The nonprofit’s $250 million in grants awarded nationwide were funded by Zuckerberg and his wife, philanthropist Priscilla Chan. Conservatives sued to stop the funding in Wisconsin, but lost in federal court.
The Spotlight Wisconsin story alleges that Genrich and his staff ceded too much authority over running the election, including handing over the keys to the city’s central ballot counting location, to consultant Michael Spitzer-Rubenstein, who was hired by the city to assist with the election. He works for the National Vote at Home Institute, a group that advocates for voting by mail. Spitzer-Rubenstein, who has worked on Democratic campaigns in the past, did not return a message left seeking comment with a person who answered his cellphone but said he was not Spitzer-Rubenstein.
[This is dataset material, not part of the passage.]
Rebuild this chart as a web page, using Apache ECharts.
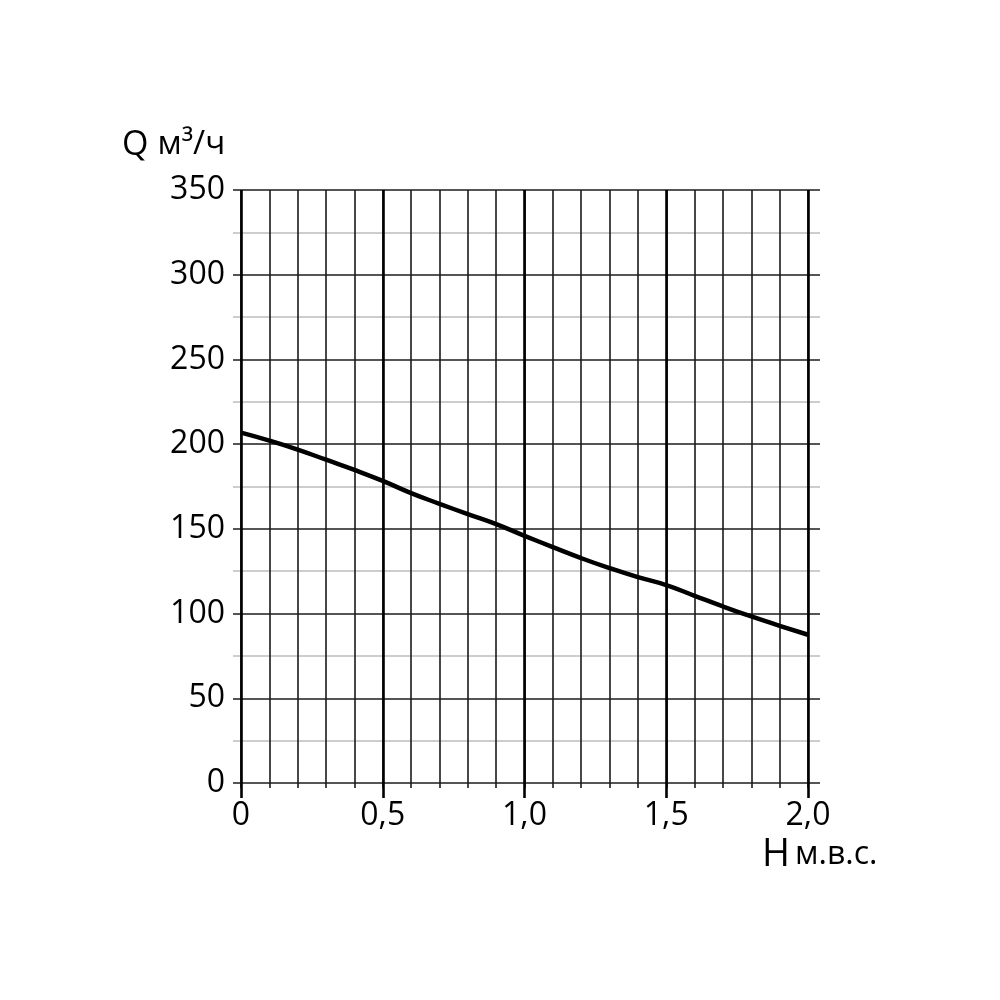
<!DOCTYPE html>
<html>
<head>
<meta charset="utf-8">
<script src="https://cdn.jsdelivr.net/npm/echarts@6/dist/echarts.min.js"></script>
<style>
html,body{margin:0;padding:0;background:#fff;}
#chart{width:1000px;height:1000px;}
</style>
</head>
<body>
<div id="chart"></div>
<script>
// Data
var headValues = [0, 0.1, 0.2, 0.3, 0.4, 0.5, 0.6, 0.7, 0.8, 0.9, 1.0, 1.1, 1.2, 1.3, 1.4, 1.5, 1.6, 1.7, 1.8, 1.9, 2.0];
var flowValues = [206.8, 202.1, 196.8, 190.8, 184.8, 178.3, 171.1, 164.8, 158.7, 152.8, 145.9, 139.2, 132.7, 126.8, 121.5, 116.8, 110.5, 104.2, 98.3, 92.8, 87.5];
var xTitle = 'H';
var xUnit = 'м.в.с.';
var yTitle = 'Q';
var yUnit = 'м³/ч';

var FONT = '"Open Sans", sans-serif';

var chart = echarts.init(document.getElementById('chart'), null, {renderer: 'canvas'});

var points = headValues.map(function (h, i) { return [h, flowValues[i]]; });

var option = {
  backgroundColor: '#ffffff',
  animation: false,
  grid: [
    {left: 241, right: 192, top: 190, bottom: 217},
    {left: 233, right: 180, top: 190, bottom: 217}
  ],
  xAxis: [
    {
      gridIndex: 0, type: 'value', min: 0, max: 2, interval: 0.1, position: 'bottom',
      axisLine: {show: false},
      axisTick: {show: true, length: 5, lineStyle: {color: '#1a1a1a', width: 1.6}},
      axisLabel: {show: false},
      splitLine: {show: true, lineStyle: {color: '#1a1a1a', width: 1.6}}
    },
    {
      gridIndex: 0, type: 'value', min: 0, max: 2, interval: 0.5, position: 'bottom',
      axisLine: {show: false},
      axisTick: {show: true, length: 15, lineStyle: {color: '#000', width: 2.6}},
      axisLabel: {
        show: true, margin: 17, color: '#000', fontFamily: FONT, fontSize: 32,
        formatter: function (v) { return v === 0 ? '0' : v.toFixed(1).replace('.', ','); }
      },
      splitLine: {show: true, lineStyle: {color: '#000', width: 2.6}}
    },
    {
      gridIndex: 1, type: 'value', min: 0, max: 1, show: false
    }
  ],
  yAxis: [
    {gridIndex: 0, type: 'value', min: 0, max: 350, show: false},
    {
      gridIndex: 1, type: 'value', min: 0, max: 350, interval: 50,
      axisLine: {show: false},
      axisTick: {show: false},
      axisLabel: {show: true, margin: 8, color: '#000', fontFamily: FONT, fontSize: 32},
      splitLine: {show: true, lineStyle: {color: '#555', width: 2}},
      minorTick: {show: false, splitNumber: 2},
      minorSplitLine: {show: true, lineStyle: {color: '#bdbdbd', width: 1.5}}
    }
  ],
  graphic: [
    {
      type: 'text', left: 122, top: 128, z: 10,
      style: {
        text: '{a|' + yTitle + '}{b|' + yUnit + '}',
        rich: {
          a: {fontFamily: FONT, fontSize: 34, fill: '#000', padding: [0, 9, 0, 0]},
          b: {fontFamily: FONT, fontSize: 33, fill: '#000'}
        }
      }
    },
    {
      type: 'text', left: 762, top: 836, z: 10,
      style: {
        text: '{a|' + xTitle + '}{b|' + xUnit + '}',
        rich: {
          a: {fontFamily: FONT, fontSize: 38, fill: '#000', padding: [0, 5, 0, 0]},
          b: {fontFamily: FONT, fontSize: 32, fill: '#000'}
        }
      }
    }
  ],
  series: [
    {
      type: 'line', xAxisIndex: 1, yAxisIndex: 0, data: points,
      smooth: true, showSymbol: false, z: 5,
      lineStyle: {color: '#000', width: 4.5}
    }
  ]
};
chart.setOption(option);
</script>
</body>
</html>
The grant money paid for assistance from election experts, but the election was administered exclusively by city staff and no ballots were ever in the care or custody of consultants, the mayor’s office claimed.
The emails highlighted in the story show disagreements between the offices of Genrich and then-city clerk Kris Teske, who resigned in January to take the same position in neighboring Ashwaubenon.
Wisconsin Republicans have introduced a package of bills in response to problems with the election, which President Joe Biden won in the state by fewer than 21,000 votes. A spokeswoman for Rep. Janel Brandtjen, chair of the Assembly Elections Committee, said a list of invited speakers would be released just before the hearing starts on Wednesday.
The Wisconsin Elections Commission, which is charged with running elections statewide, was not invited to testify, said spokesman Reid Magney.